Environment & Routing
Next.js middleware rewrites API calls to the TEN agent without losing query strings:
if (pathname.startsWith("/api/agents/")) {
const target = new URL(AGENT_SERVER_URL);
target.pathname = pathname.replace("/api/agents/", "/");
target.search = req.nextUrl.search;
return NextResponse.rewrite(target);
}The frontend loads its configuration from .env (generated from .env.example) and uses genUUID() for request IDs to keep logs consistent.
UX Touches
- Rolling gallery shows a 3D carousel of recognized speakers and updates their status to "Speaking" or "Waiting."
- Spotlight animations use CSS entry transitions to draw attention to new speaker cards.

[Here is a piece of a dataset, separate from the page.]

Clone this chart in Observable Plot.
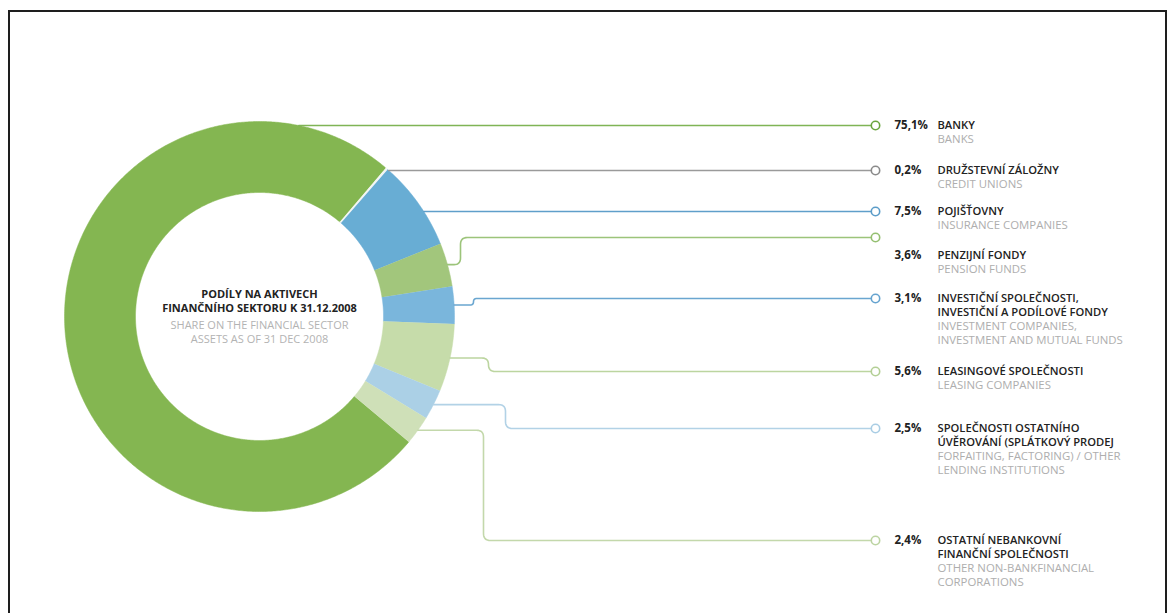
<!DOCTYPE html>
<html><head><meta charset="utf-8">
<script src="https://cdn.jsdelivr.net/npm/d3@7"></script>
<script src="https://cdn.jsdelivr.net/npm/@observablehq/plot@0.6"></script>
<style>
html,body{margin:0;padding:0;background:#fff;}
#wrap{position:relative;width:1171px;height:613px;overflow:hidden;}
#frame{position:absolute;left:8px;top:10px;width:1159px;height:640px;box-sizing:border-box;border:2px solid #1e1e1e;border-bottom:none;pointer-events:none;}
svg{display:block}
</style></head><body><div id="wrap"><div id="chart"></div><div id="frame"></div></div>
<script>
// ---- DATA ----
const categoriesCz = ["BANKY", "DRUŽSTEVNÍ ZÁLOŽNY", "POJIŠŤOVNY", "PENZIJNÍ FONDY",
  "INVESTIČNÍ SPOLEČNOSTI,\nINVESTIČNÍ A PODÍLOVÉ FONDY", "LEASINGOVÉ SPOLEČNOSTI",
  "SPOLEČNOSTI OSTATNÍHO\nÚVĚROVÁNÍ (SPLÁTKOVÝ PRODEJ", "OSTATNÍ NEBANKOVNÍ\nFINANČNÍ SPOLEČNOSTI"];
const categoriesEn = ["BANKS", "CREDIT UNIONS", "INSURANCE COMPANIES", "PENSION FUNDS",
  "INVESTMENT COMPANIES,\nINVESTMENT AND MUTUAL FUNDS", "LEASING COMPANIES",
  "FORFAITING, FACTORING) / OTHER\nLENDING INSTITUTIONS", "OTHER NON-BANKFINANCIAL\nCORPORATIONS"];
const shares = [75.1, 0.2, 7.5, 3.6, 3.1, 5.6, 2.5, 2.4];
const titleCz = ["PODÍLY NA AKTIVECH", "FINANČNÍHO SEKTORU K 31.12.2008"];
const titleEn = ["SHARE ON THE FINANCIAL SECTOR", "ASSETS AS OF 31 DEC 2008"];

// ---- STYLE ----
const sliceColors = ["#84b651", "#f3f6f4", "#68add4", "#a2c67c", "#7ab6dc", "#c6dcaa", "#abd0e6", "#cfe0b8"];
const lineColors  = ["#7fb456", "#9a9a9a", "#5f9fca", "#9cc47a", "#6aa6d0", "#bcd5a0", "#b2d2e6", "#c3d8ab"];
const dotColors   = ["#6aa53f", "#8a8a8a", "#5b9cc8", "#94bf70", "#65a3cf", "#b3cf95", "#a9cde4", "#bcd4a2"];

// ---- LAYOUT ----
const W = 1171, H = 613;
const cx = 259, cy = 316, R = 195, r0 = 124;
const rotation = 130 * Math.PI / 180;
const dotX = 875, pctX = 894, labelX = 937, lineStep = 14;
const lineY = [125, 170, 211, 237, 298, 371, 428, 540];
const textY = [125, 170, 211, 255, 298, 371, 428, 540];
const bendX = [null, null, null, 460, 473, 488, 505, 483];

const pie = d3.pie().sort(null).value(d => d).startAngle(rotation).endAngle(rotation + 2 * Math.PI)(shares);

const slicePts = [];
pie.forEach((p, i) => {
  const n = Math.max(2, Math.ceil((p.endAngle - p.startAngle) / (Math.PI / 360)));
  for (let k = 0; k <= n; k++) {
    const a = p.startAngle + (p.endAngle - p.startAngle) * k / n;
    slicePts.push({i, x: cx + R * Math.sin(a), y: cy - R * Math.cos(a), fill: sliceColors[i]});
  }
  for (let k = n; k >= 0; k--) {
    const a = p.startAngle + (p.endAngle - p.startAngle) * k / n;
    slicePts.push({i, x: cx + r0 * Math.sin(a), y: cy - r0 * Math.cos(a), fill: sliceColors[i]});
  }
});

function rounded(pts, rad) {
  const out = [pts[0]];
  for (let k = 1; k < pts.length - 1; k++) {
    const [ax, ay] = pts[k - 1], [px, py] = pts[k], [bx, by] = pts[k + 1];
    const la = Math.hypot(ax - px, ay - py), lb = Math.hypot(bx - px, by - py);
    if (la < 0.01 || lb < 0.01) { out.push(pts[k]); continue; }
    const rr = Math.min(rad, la / 2, lb / 2);
    const p1 = [px + (ax - px) / la * rr, py + (ay - py) / la * rr];
    const p2 = [px + (bx - px) / lb * rr, py + (by - py) / lb * rr];
    for (let t = 0; t <= 8; t++) {
      const s = t / 8;
      out.push([(1 - s) * (1 - s) * p1[0] + 2 * s * (1 - s) * px + s * s * p2[0],
                (1 - s) * (1 - s) * p1[1] + 2 * s * (1 - s) * py + s * s * p2[1]]);
    }
  }
  out.push(pts[pts.length - 1]);
  return out;
}

const connectors = [];
pie.forEach((p, i) => {
  const ly = lineY[i];
  let pts;
  if (bendX[i] == null) {
    const x0 = cx + Math.sqrt(Math.max(0, R * R - (ly - cy) ** 2));
    pts = [[x0, ly], [dotX, ly]];
  } else {
    const m = (p.startAngle + p.endAngle) / 2;
    const x0 = cx + R * Math.sin(m), y0 = cy - R * Math.cos(m);
    pts = [[x0, y0], [bendX[i], y0], [bendX[i], ly], [dotX, ly]];
  }
  rounded(pts, 7).forEach(([x, y]) => connectors.push({i, x, y, stroke: lineColors[i]}));
});

const idx = shares.map((_, i) => i);
const fmt = v => v.toFixed(1).replace(".", ",") + "%";

const labelLines = [];
idx.forEach(i => {
  const cz = categoriesCz[i].split("\n"), en = categoriesEn[i].split("\n");
  cz.forEach((t, k) => labelLines.push({t, y: textY[i] + k * lineStep, kind: "cz"}));
  en.forEach((t, k) => labelLines.push({t, y: textY[i] + (cz.length + k) * lineStep, kind: "en"}));
});

const titleLines = [
  ...titleCz.map((t, k) => ({t, y: 294 + k * 14, kind: "cz"})),
  ...titleEn.map((t, k) => ({t, y: 325 + k * 14, kind: "en"}))
];

const chart = Plot.plot({
  width: W, height: H, margin: 0,
  x: {domain: [0, W], range: [0, W], axis: null},
  y: {domain: [0, H], range: [0, H], axis: null},
  color: {type: "identity"},
  style: {fontFamily: "'Open Sans', sans-serif", background: "white", overflow: "visible"},
  marks: [
    Plot.line(slicePts, {x: "x", y: "y", z: "i", fill: "fill", stroke: "fill", strokeWidth: 0.5, curve: "linear"}),
    Plot.line(connectors, {x: "x", y: "y", z: "i", stroke: "stroke", strokeWidth: 1.6, curve: "linear"}),
    Plot.dot(idx, {x: () => dotX, y: i => lineY[i], r: 4.2, fill: "white", stroke: i => dotColors[i], strokeWidth: 1.6}),
    Plot.text(idx, {x: () => pctX, y: i => textY[i], text: i => fmt(shares[i]), textAnchor: "start", fontWeight: 700, fontSize: 11.5, fill: "#222"}),
    Plot.text(labelLines.filter(d => d.kind === "cz"), {x: () => labelX, y: "y", text: "t", textAnchor: "start", fontWeight: 600, fontSize: 11.2, fill: "#222"}),
    Plot.text(labelLines.filter(d => d.kind === "en"), {x: () => labelX, y: "y", text: "t", textAnchor: "start", fontWeight: 400, fontSize: 11.4, fill: "#aeaeae"}),
    Plot.text(titleLines.filter(d => d.kind === "cz"), {x: () => cx, y: "y", text: "t", textAnchor: "middle", fontWeight: 700, fontSize: 11, fill: "#222"}),
    Plot.text(titleLines.filter(d => d.kind === "en"), {x: () => cx, y: "y", text: "t", textAnchor: "middle", fontWeight: 400, fontSize: 11, fill: "#b3b3b3"})
  ]
});
document.getElementById("chart").appendChild(chart);
</script>
</body></html>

- Active speaker tracking drives accent colors and keeps the latest speaker visible with
scrollIntoView.
Hardening Tips
| Concern | Mitigation |
|---|---|
| Duplicate chunks | Map<number, chunk> deduplicates by part_index. |
| Partial payload flush | Cache clears on stop, and messages are removed after full reconstruction. |
| Unknown speaker labels | _normalize_label() collapses variants (for example, "Musk" versus "mask"). |
| Query string loss in middleware | Rewrites use URL objects and preserve the search string. |
| API responses | normalizeApiResponse() centralizes the ok/code/msg/data logic for consistent error handling. |
Running Everything
# Backend: start the TEN agent
task use AGENT=speechmatics-diarization
task run
# Frontend: configure and run
cd agents/examples/speechmatics-diarization/frontend
cp .env.example .env
pnpm install
pnpm devVisit http://localhost:3000, click Start, and speak into the mic. Speechmatics will diarize the audio, the TEN agent will relay speaker labels, and the UI will show each person's words in context.
Wrapping Up
With TEN, Speechmatics, and Agora working together, diarization becomes a straightforward pipeline:
- Capture real-time audio.
- Hand it off to a diarization capable ASR service.
- Normalize speaker metadata.
- Stream structured chunks back to the browser.
- Reconstruct and surface those chunks beautifully.
The result is a responsive assistant that not only hears the conversation but also remembers who said what.